_TASK INSTRUCTIONS_
Starting with the first line of the data below, copy each line up to and including the one containing "1.6).attr('height', 1.6).attr('fill', '#000');". Pictures stay out.

· · ·

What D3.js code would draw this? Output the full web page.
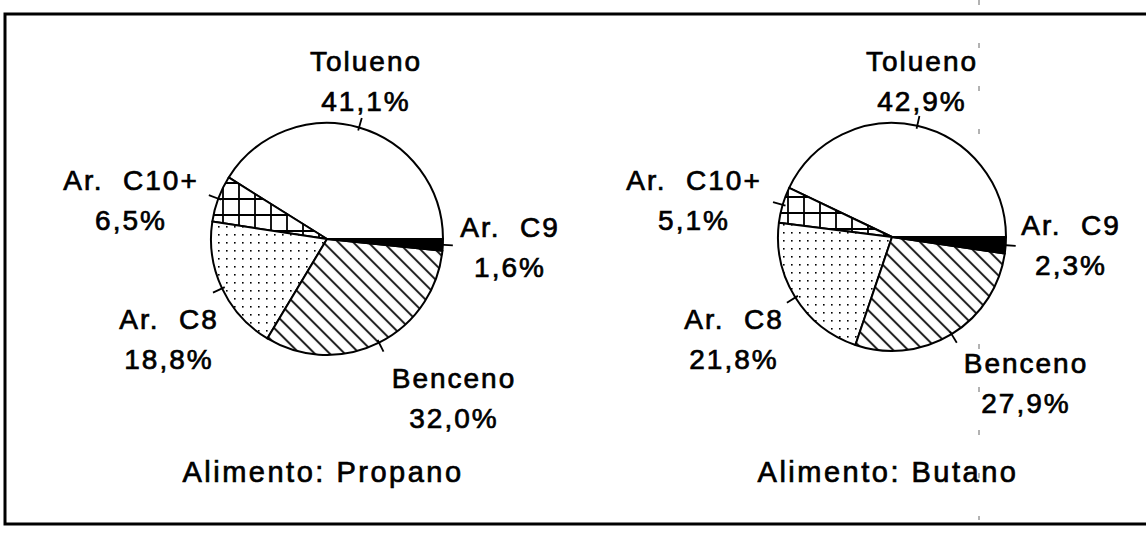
<!DOCTYPE html>
<html>
<head>
<meta charset="utf-8">
<script src="https://cdn.jsdelivr.net/npm/d3@7"></script>
<style>
  html, body { margin: 0; padding: 0; background: #fff; }
  svg { display: block; }
  .lbl { font-family: "Liberation Sans", Arial, sans-serif; fill: #000; stroke: #000; stroke-width: 0.7px; }
</style>
</head>
<body>
<div id="chart"></div>
<script>
// Aromatics distribution for two feeds (propane / butane)
const categories = ['Tolueno', 'Ar. C10+', 'Ar. C8', 'Benceno', 'Ar. C9'];
const propanoValues = [41.1, 6.5, 18.8, 32.0, 1.6];
const butanoValues = [42.9, 5.1, 21.8, 27.9, 2.3];
const valueLabels = [
  ['41,1%', '6,5%', '18,8%', '32,0%', '1,6%'],
  ['42,9%', '5,1%', '21,8%', '27,9%', '2,3%']
];
const feedTitles = ['Alimento: Propano', 'Alimento: Butano'];
const fills = ['#fff', 'url(#cross)', 'url(#dots)', 'url(#diag)', '#000'];

const W = 1146, H = 537;

// layout: pie centres, radius and label offsets (dx, baseline dy) from the centre
const pies = [
  { cx: 327, cy: 239, r: 116, values: propanoValues,
    offsets: [[39, -168], [-196, -49], [-158, 90], [127, 149], [183, -2]] },
  { cx: 892, cy: 237, r: 114, values: butanoValues,
    offsets: [[30, -166], [-198, -47], [-158, 92], [134, 136], [179, -2]] }
];
const lineGap = 40;
const titleY = 482;

const svg = d3.select('#chart').append('svg')
  .attr('width', W).attr('height', H);

// patterns
const defs = svg.append('defs');
const cross = defs.append('pattern').attr('id', 'cross')
  .attr('patternUnits', 'userSpaceOnUse').attr('width', 16).attr('height', 16);
cross.append('rect').attr('width', 16).attr('height', 16).attr('fill', '#fff');
cross.append('path').attr('d', 'M8,0V16M0,8H16')
  .attr('stroke', '#000').attr('stroke-width', 1.8);

const dots = defs.append('pattern').attr('id', 'dots')
  .attr('patternUnits', 'userSpaceOnUse').attr('width', 8).attr('height', 8);
dots.append('rect').attr('width', 8).attr('height', 8).attr('fill', '#fff');
dots.append('rect').attr('x', 3).attr('y', 3).attr('width', 1.6).attr('height', 1.6).attr('fill', '#000');

const diag = defs.append('pattern').attr('id', 'diag')
  .attr('patternUnits', 'userSpaceOnUse').attr('width', 10.6).attr('height', 10.6)
  .attr('patternTransform', 'rotate(45)');
diag.append('rect').attr('width', 10.6).attr('height', 10.6).attr('fill', '#fff');
diag.append('line').attr('x1', 0).attr('x2', 10.6).attr('y1', 5).attr('y2', 5)
  .attr('stroke', '#000').attr('stroke-width', 1.8);

// frame (no right side)
svg.append('path')
  .attr('d', `M${W},14H5V524H${W}`)
  .attr('fill', 'none').attr('stroke', '#000').attr('stroke-width', 3);

// faint scan crease on the right
svg.append('line')
  .attr('x1', 979).attr('x2', 979).attr('y1', 0).attr('y2', 520)
  .attr('stroke', '#666').attr('stroke-width', 1).attr('stroke-dasharray', '5,38');

// slices go counter-clockwise from 3 o'clock
const pie = d3.pie().sort(null).startAngle(Math.PI / 2).endAngle(Math.PI / 2 - 2 * Math.PI);

pies.forEach((p, pi) => {
  const g = svg.append('g').attr('transform', `translate(${p.cx},${p.cy})`);
  const arcs = pie(p.values);
  const arc = d3.arc().innerRadius(0).outerRadius(p.r);

  g.selectAll('path.slice').data(arcs).enter().append('path')
    .attr('class', 'slice')
    .attr('d', arc)
    .attr('fill', (d, i) => fills[i])
    .attr('stroke', '#000').attr('stroke-width', 2).attr('stroke-linejoin', 'round');

  // leader ticks at slice mid-angles
  const mid = d => (d.startAngle + d.endAngle) / 2;
  g.selectAll('line.tick').data(arcs).enter().append('line')
    .attr('class', 'tick')
    .attr('x1', d => Math.sin(mid(d)) * (p.r - 3))
    .attr('y1', d => -Math.cos(mid(d)) * (p.r - 3))
    .attr('x2', d => Math.sin(mid(d)) * (p.r + 10))
    .attr('y2', d => -Math.cos(mid(d)) * (p.r + 10))
    .attr('stroke', '#000').attr('stroke-width', 1.8);

  // labels: name + value
  const lbl = g.selectAll('text.lbl').data(arcs).enter().append('text')
    .attr('class', 'lbl')
    .attr('text-anchor', 'middle')
    .style('font-size', '28px').style('letter-spacing', '2px');
  lbl.append('tspan')
    .attr('x', (d, i) => p.offsets[i][0])
    .attr('y', (d, i) => p.offsets[i][1])
    .text((d, i) => categories[i].replace('Ar. ', 'Ar.\u00a0\u00a0'));
  lbl.append('tspan')
    .attr('x', (d, i) => p.offsets[i][0])
    .attr('y', (d, i) => p.offsets[i][1] + lineGap)
    .text((d, i) => valueLabels[pi][i]);

  svg.append('text').attr('class', 'lbl')
    .attr('x', p.cx - 4).attr('y', titleY)
    .attr('text-anchor', 'middle')
    .style('font-size', '29px').style('letter-spacing', '2.5px')
    .text(feedTitles[pi]);
});
</script>
</body>
</html>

· · ·

_EXPECTED ANSWER_
What D3.js code would draw this? Output the full web page.
<!DOCTYPE html>
<html>
<head>
<meta charset="utf-8">
<script src="https://cdn.jsdelivr.net/npm/d3@7"></script>
<style>
  html, body { margin: 0; padding: 0; background: #fff; }
  svg { display: block; }
  .lbl { font-family: "Liberation Sans", Arial, sans-serif; fill: #000; stroke: #000; stroke-width: 0.7px; }
</style>
</head>
<body>
<div id="chart"></div>
<script>
// Aromatics distribution for two feeds (propane / butane)
const categories = ['Tolueno', 'Ar. C10+', 'Ar. C8', 'Benceno', 'Ar. C9'];
const propanoValues = [41.1, 6.5, 18.8, 32.0, 1.6];
const butanoValues = [42.9, 5.1, 21.8, 27.9, 2.3];
const valueLabels = [
  ['41,1%', '6,5%', '18,8%', '32,0%', '1,6%'],
  ['42,9%', '5,1%', '21,8%', '27,9%', '2,3%']
];
const feedTitles = ['Alimento: Propano', 'Alimento: Butano'];
const fills = ['#fff', 'url(#cross)', 'url(#dots)', 'url(#diag)', '#000'];

const W = 1146, H = 537;

// layout: pie centres, radius and label offsets (dx, baseline dy) from the centre
const pies = [
  { cx: 327, cy: 239, r: 116, values: propanoValues,
    offsets: [[39, -168], [-196, -49], [-158, 90], [127, 149], [183, -2]] },
  { cx: 892, cy: 237, r: 114, values: butanoValues,
    offsets: [[30, -166], [-198, -47], [-158, 92], [134, 136], [179, -2]] }
];
const lineGap = 40;
const titleY = 482;

const svg = d3.select('#chart').append('svg')
  .attr('width', W).attr('height', H);

// patterns
const defs = svg.append('defs');
const cross = defs.append('pattern').attr('id', 'cross')
  .attr('patternUnits', 'userSpaceOnUse').attr('width', 16).attr('height', 16);
cross.append('rect').attr('width', 16).attr('height', 16).attr('fill', '#fff');
cross.append('path').attr('d', 'M8,0V16M0,8H16')
  .attr('stroke', '#000').attr('stroke-width', 1.8);

const dots = defs.append('pattern').attr('id', 'dots')
  .attr('patternUnits', 'userSpaceOnUse').attr('width', 8).attr('height', 8);
dots.append('rect').attr('width', 8).attr('height', 8).attr('fill', '#fff');
dots.append('rect').attr('x', 3).attr('y', 3).attr('width', 1.6).attr('height', 1.6).attr('fill', '#000');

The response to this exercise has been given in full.